> [What you need to do] Copy everything in the data below exactly except the pictures.

> [Dataset content]
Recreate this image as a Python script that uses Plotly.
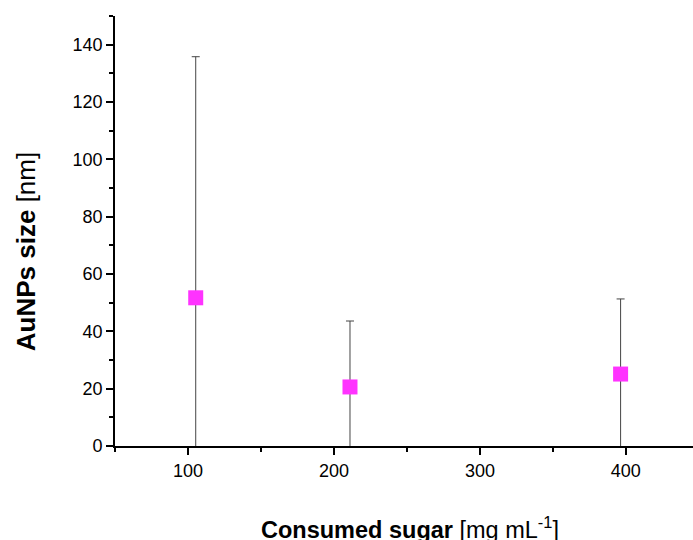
import plotly.graph_objects as go

sugar = [105.3, 211.0, 396.4]
size_nm = [51.7, 20.6, 25.1]
size_err = [84.1, 23.0, 26.2]

fig = go.Figure()
fig.add_trace(go.Scatter(
    x=sugar, y=size_nm, mode="markers",
    marker=dict(symbol="square", size=15, color="#FF33FF", line=dict(width=0)),
    error_y=dict(type="data", array=size_err, symmetric=True, color="#444444", thickness=1, width=4),
    showlegend=False, cliponaxis=True,
))

font_family = "Liberation Sans, Arial, sans-serif"
fig.update_layout(
    width=693, height=540,
    margin=dict(l=115, r=0, t=16, b=94, autoexpand=False),
    paper_bgcolor="white", plot_bgcolor="white",
    font=dict(family=font_family, size=18, color="black"),
    xaxis=dict(
        range=[50, 446], tickvals=[100, 200, 300, 400], automargin=False,
        ticks="outside", ticklen=7, tickwidth=1.5, tickcolor="black",
        showline=True, linecolor="black", linewidth=1.8,
        showgrid=False, zeroline=False,
        minor=dict(tickvals=[50, 150, 250, 350], ticks="outside", ticklen=4, tickwidth=1.5, tickcolor="black"),
        tickfont=dict(size=18, family=font_family),
    ),
    yaxis=dict(
        range=[0, 150], tickvals=[0, 20, 40, 60, 80, 100, 120, 140], automargin=False,
        ticks="outside", ticklen=7, tickwidth=1.5, tickcolor="black",
        showline=True, linecolor="black", linewidth=1.8,
        showgrid=False, zeroline=False,
        minor=dict(tickvals=[10, 30, 50, 70, 90, 110, 130, 150], ticks="outside", ticklen=4, tickwidth=1.5, tickcolor="black"),
        tickfont=dict(size=18, family=font_family),
    ),
    annotations=[
        dict(text="<b>Consumed sugar</b> [mg mL<sup>-1</sup>]", xref="paper", yref="paper",
             x=0.51, y=-0.19, xanchor="center", yanchor="middle", showarrow=False,
             font=dict(size=23.5, family=font_family)),
        dict(text="<b>AuNPs size</b> [nm]", xref="paper", yref="paper",
             x=-0.154, y=0.453, xanchor="center", yanchor="middle", showarrow=False,
             textangle=-90, font=dict(size=26, family=font_family)),
    ],
)
fig.write_html("out.html", config={"displayModeBar": False},
               post_script="document.body.style.margin='0';document.documentElement.style.overflow='hidden';")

> [Expected answer]
Recreate this image as a Python script that uses Plotly.
import plotly.graph_objects as go

sugar = [105.3, 211.0, 396.4]
size_nm = [51.7, 20.6, 25.1]
size_err = [84.1, 23.0, 26.2]

fig = go.Figure()
fig.add_trace(go.Scatter(
    x=sugar, y=size_nm, mode="markers",
    marker=dict(symbol="square", size=15, color="#FF33FF", line=dict(width=0)),
    error_y=dict(type="data", array=size_err, symmetric=True, color="#444444", thickness=1, width=4),
    showlegend=False, cliponaxis=True,
))

font_family = "Liberation Sans, Arial, sans-serif"
fig.update_layout(
    width=693, height=540,
    margin=dict(l=115, r=0, t=16, b=94, autoexpand=False),
    paper_bgcolor="white", plot_bgcolor="white",
    font=dict(family=font_family, size=18, color="black"),
    xaxis=dict(
        range=[50, 446], tickvals=[100, 200, 300, 400], automargin=False,
        ticks="outside", ticklen=7, tickwidth=1.5, tickcolor="black",
        showline=True, linecolor="black", linewidth=1.8,
        showgrid=False, zeroline=False,
        minor=dict(tickvals=[50, 150, 250, 350], ticks="outside", ticklen=4, tickwidth=1.5, tickcolor="black"),
        tickfont=dict(size=18, family=font_family),
    ),
    yaxis=dict(
        range=[0, 150], tickvals=[0, 20, 40, 60, 80, 100, 120, 140], automargin=False,
        ticks="outside", ticklen=7, tickwidth=1.5, tickcolor="black",
        showline=True, linecolor="black", linewidth=1.8,
        showgrid=False, zeroline=False,
        minor=dict(tickvals=[10, 30, 50, 70, 90, 110, 130, 150], ticks="outside", ticklen=4, tickwidth=1.5, tickcolor="black"),
        tickfont=dict(size=18, family=font_family),
    ),
    annotations=[
        dict(text="<b>Consumed sugar</b> [mg mL<sup>-1</sup>]", xref="paper", yref="paper",
             x=0.51, y=-0.19, xanchor="center", yanchor="middle", showarrow=False,
             font=dict(size=23.5, family=font_family)),
        dict(text="<b>AuNPs size</b> [nm]", xref="paper", yref="paper",
             x=-0.154, y=0.453, xanchor="center", yanchor="middle", showarrow=False,
             textangle=-90, font=dict(size=26, family=font_family)),
    ],
)
fig.write_html("out.html", config={"displayModeBar": False},
               post_script="document.body.style.margin='0';document.documentElement.style.overflow='hidden';")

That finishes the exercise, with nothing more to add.